Emma Young is currently in practice at PHOOEY Architects with her partner Peter Ho, in Melbourne.

==Key projects==
Cubo house is a renovated 1880s heritage-listed house in Fitzroy North, VIC. Inspiration for the house came from the 'cultural memory of the existing building' combined with PHOOEY's commitment to sustainability. The house has sustainable features including passive & active solar systems and rainwater harvesting for re-use. Many materials from the original house have been upcycled and reused. To do this PHOOEY made an inventory of materials and items removed from the project. All the removed windows were repositioned to create a three-storey window-wall which also acts as a light-well to the new basement level. In front of the window wall in the centre of the new spiral staircase, hangs a chandelier made of the original stair parts. Security screens re-emerged as a privacy screen and sun shades, the bluestone fire hearth was once the doorstep and the salvaged timber flooring is now face kitchen joinery. Original slate roof tiles and bricks were integrated into the facade. The rear façade and internal joinery details were informed using the surrealist technique of Cubomania. This involved cutting photos of the original building into squares and rearranging them to produce a resolved floor and facade layout.
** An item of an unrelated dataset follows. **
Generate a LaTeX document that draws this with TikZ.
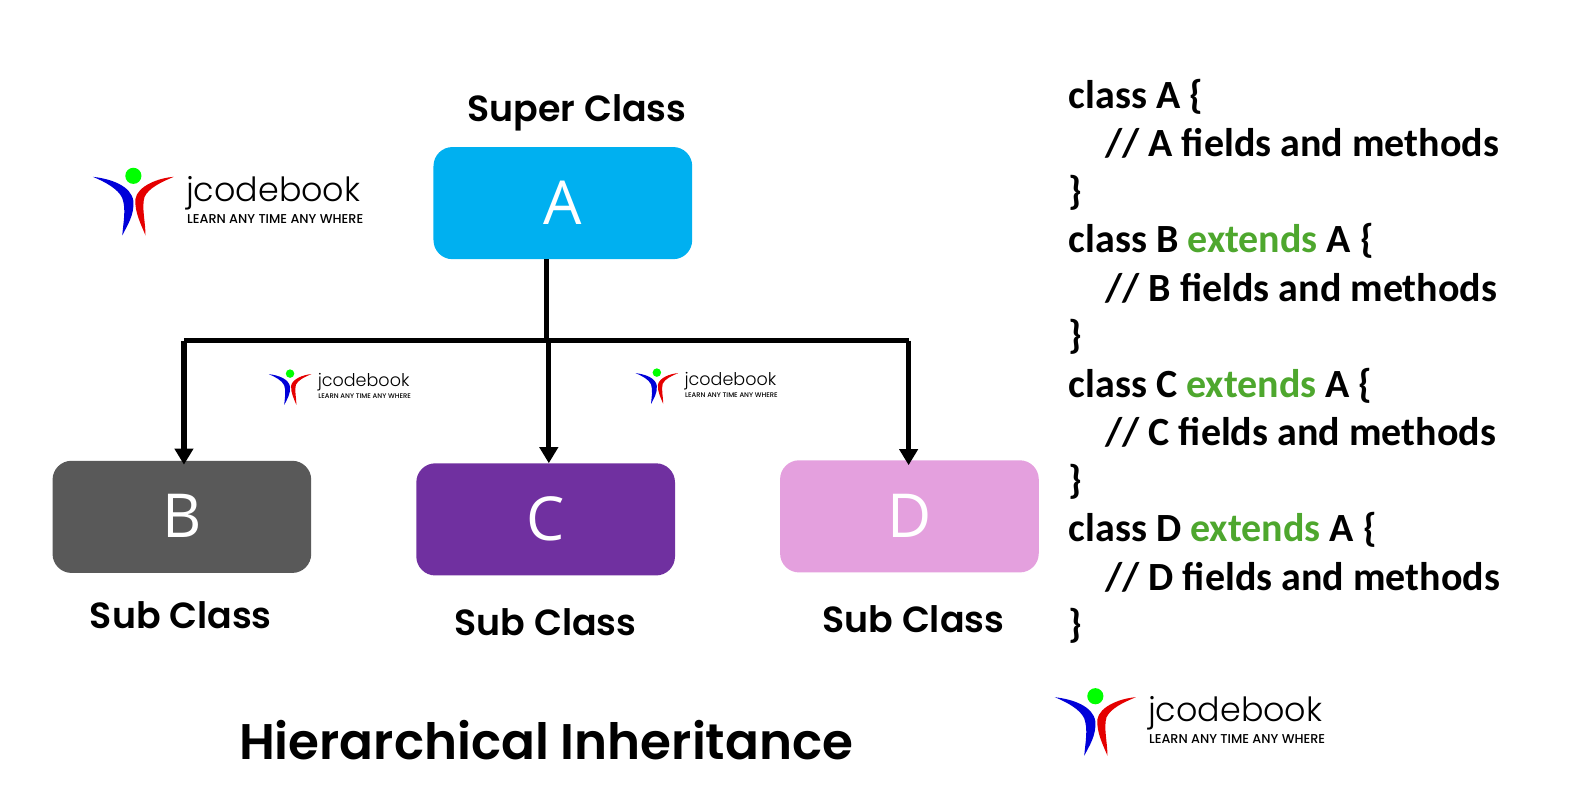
\documentclass[tikz,border=0pt]{standalone}
\usepackage{fontspec}
\setmainfont{Open Sans}
\newfontfamily\codefont{Carlito}
\newfontfamily\headfont{Poppins}[BoldFont=* SemiBold]
\newfontfamily\logofont{Poppins}[UprightFont=* Light]
\newfontfamily\tagfont{Poppins}[UprightFont=* Medium]
\usetikzlibrary{arrows.meta}
\definecolor{cA}{HTML}{00B0F0}
\definecolor{cB}{HTML}{595959}
\definecolor{cC}{HTML}{7030A0}
\definecolor{cD}{HTML}{E4A0DE}
\definecolor{cG}{HTML}{4EA72E}
\tikzset{
  classbox/.style={rounded corners=19pt,minimum width=256pt,minimum height=111pt,inner sep=0pt,text=white,font=\fontsize{60}{60}\selectfont},
  caption/.style={font=\fontsize{36}{36}\selectfont\headfont\bfseries,inner sep=0pt},
  link/.style={line width=5.2pt,black},
  tiplink/.style={link,-{Triangle[length=16pt,width=18pt]}},
  code/.style={anchor=base west,inner sep=0pt,font=\fontsize{39.6}{39.6}\selectfont\codefont\bfseries},
}
\newcommand{\kw}[1]{\textcolor{cG}{#1}}
\newcommand{\jlogo}[4]{%
\begin{scope}[shift={(#2,#3)},scale=#4,transform shape]
  \fill[green] (40,9) circle (8);
  \fill[blue!85!black] (0,10) .. controls (18,12) and (38,19) .. (40,34) .. controls (41,48) and (34,58) .. (29,68) .. controls (30,55) and (33,42) .. (29,31) .. controls (25,22) and (12,15) .. (0,10) -- cycle;
  \fill[red!90!black] (80,10) .. controls (65,11) and (44,19) .. (42,32) .. controls (41,45) and (48,58) .. (52,68) .. controls (52,55) and (48,40) .. (51,30) .. controls (55,21) and (68,15) .. (80,10) -- cycle;
  \node[anchor=base west,inner sep=0pt,font=\fontsize{33}{33}\selectfont\logofont] (#1name) at (92,34) {jcodebook};
  \node[anchor=base west,inner sep=0pt,font=\fontsize{12.7}{12.7}\selectfont\tagfont] (#1tag) at (93,56) {LEARN ANY TIME ANY WHERE};
\end{scope}}
\begin{document}
\begin{tikzpicture}[x=1pt,y=-1pt,scale=1.0105,every node/.append style={transform shape}]
\useasboundingbox (0,0) rectangle (1565.6,799.6);
\node[classbox,fill=cA] (A) at (557,201) {A};
\node[classbox,fill=cB] (B) at (180,511.5) {\raisebox{1.5pt}{B}};
\node[classbox,fill=cC] (C) at (540,514) {\raisebox{1.5pt}{C}};
\node[classbox,fill=cD] (D) at (900,511) {\raisebox{1.5pt}{D}};
\node[caption] (capA) at (571,112) {Super Class};
\node[caption] (capB) at (179,609) {Sub Class};
\node[caption] (capC) at (540,616) {Sub Class};
\node[caption] (capD) at (904,613) {Sub Class};
\node[font=\fontsize{49.5}{49.5}\selectfont\headfont\bfseries,inner sep=0pt] (title) at (540.5,732) {Hierarchical Inheritance};
\coordinate (hub) at (541,337);
\coordinate (busB) at (182,337);
\coordinate (busC) at (543,337);
\coordinate (busD) at (899,337);
\draw[link] (A.south -| hub) -- (hub);
\draw[link,line join=round] (busB) -- (busD);
\draw[tiplink,shorten >=-4pt] (busB) -- (busB |- B.north);
\draw[tiplink] (busC) -- (busC |- C.north);
\draw[tiplink,shorten >=-5pt] (busD) -- (busD |- D.north);
\jlogo{a}{92}{165}{1}
\jlogo{b}{266}{365}{0.526}
\jlogo{c}{629}{364}{0.526}
\jlogo{d}{1044}{680}{1}
\node[code] (l1) at (1057.5,107) {class A \{};
\node[code] (l2) at (1093.5,155) {// A fields and methods};
\node[code] (l3) at (1057.5,202) {\}};
\node[code] (l4) at (1057.5,250) {class B \kw{extends} A \{};
\node[code] (l5) at (1093.5,298) {// B fields and methods};
\node[code] (l6) at (1057.5,345) {\}};
\node[code] (l7) at (1057.5,393) {class C \kw{extends} A \{};
\node[code] (l8) at (1093.5,441) {// C fields and methods};
\node[code] (l9) at (1057.5,488) {\}};
\node[code] (l10) at (1057.5,536) {class D \kw{extends} A \{};
\node[code] (l11) at (1093.5,584) {// D fields and methods};
\node[code] (l12) at (1057.5,631) {\}};
\end{tikzpicture}
\end{document}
Kaleidoscope is a two-bedroom apartment in Melbourne located within an old warehouse complex. It sits on the second level, above an artist and industrial design studio. It has no garden access so a glazed wall surrounding an internal courtyard acts as a lightwell with light filtered through red, orange and yellow hued windows above glass doors. Original roof trusses were retained and painted black, contrasting with new white raked ceilings. The design also retained existing timber flooring. The glazing and kitchen laminates are organised chromatically to create the effect of an unravelled kaleidoscope.

Children's Activity Centre, located in South Melbourne is constructed from four shipping containers joined together. Two large at the bottom and two smaller at the top. The design by PHOOEY minimises waste along with the embodied energy of the materials. The container doors are used as balcony ends, the removed side walls are cut into balustrades and awnings. The project uses most of the remnants and off-cuts generated by the construction process.

== Awards ==

- Edna Walling Award for Residential Designed Landscape – Winner 2014. Australian Institute of Landscape Architects (VIC) In collaboration with Simon Ellis Landscape Architects.
- Bruce Mackenzie Landscape Award – Finalist 2014. Think Brick Awards (National) In collaboration with Simon Ellis Landscape Architects.
- Houses Awards – Outdoor – Commendation 2014. Houses Awards (National) In collaboration with Simon Ellis Landscape Architects.
- Residential Alterations & Additions Award – Commendation 2014. Australian Institute of Architects (VIC).
- Green Dot Award – Residential Built – Honorable Mention 2013. 6th Annual Green Dot (International) Awards.
- Westpac Bank Ruby Award – Winner 2011. Westpac Bank, Elizabeth Street, Melbourne.
- National Award for Small Project Architecture – Winner 2008. Australian Institute of Architects (National), Cubo House.
- Award for Small Project Architecture – Winner 2008. Australian Institute of Architects (VIC).
- Sustainability Award – Winner 2008. Australian Institute of Architects (VIC).
- Premier's Design Mark for Cultural Architecture – Winner 2008. Premier's Design Awards, State of Victoria.
- Outstanding Public Building – High Commendation 2008. Architectural & Design Excellence in the South East Awards, South East Development.
- Mayor's Award – Winner 2009. Tenth Design & Development Awards, City of Port Phillip.
- AA Prize for Unbuilt Work – Special Mention 2010. Architecture Australia.
- Building of the Year – Winner 2008. 3RRR FM.
- AR Awards for Emerging Architecture – Honorable Mention 2007. The Architectural Review (UK).
- Building of the Year – High Commendation 2008. World Architecture Festival (Spain).
- Leadership in Sustainable Buildings – Finalist 2005. Banksia Environmental Awards, Banksia Foundation
- Green Building Award – Finalist 2005. World Environment Day Awards, United Nations Association of Australia.
- Merit Award for Environment in Landscape Architecture – Winner 2004. Australian Institute of Landscape Architects (VIC).
- Year of the Built Environment National Awards – Exemplar 2004. Exemplar in 4 x categories: Design for All, Excellence in Building, Imagining the Future, Towards Sustainable Communities.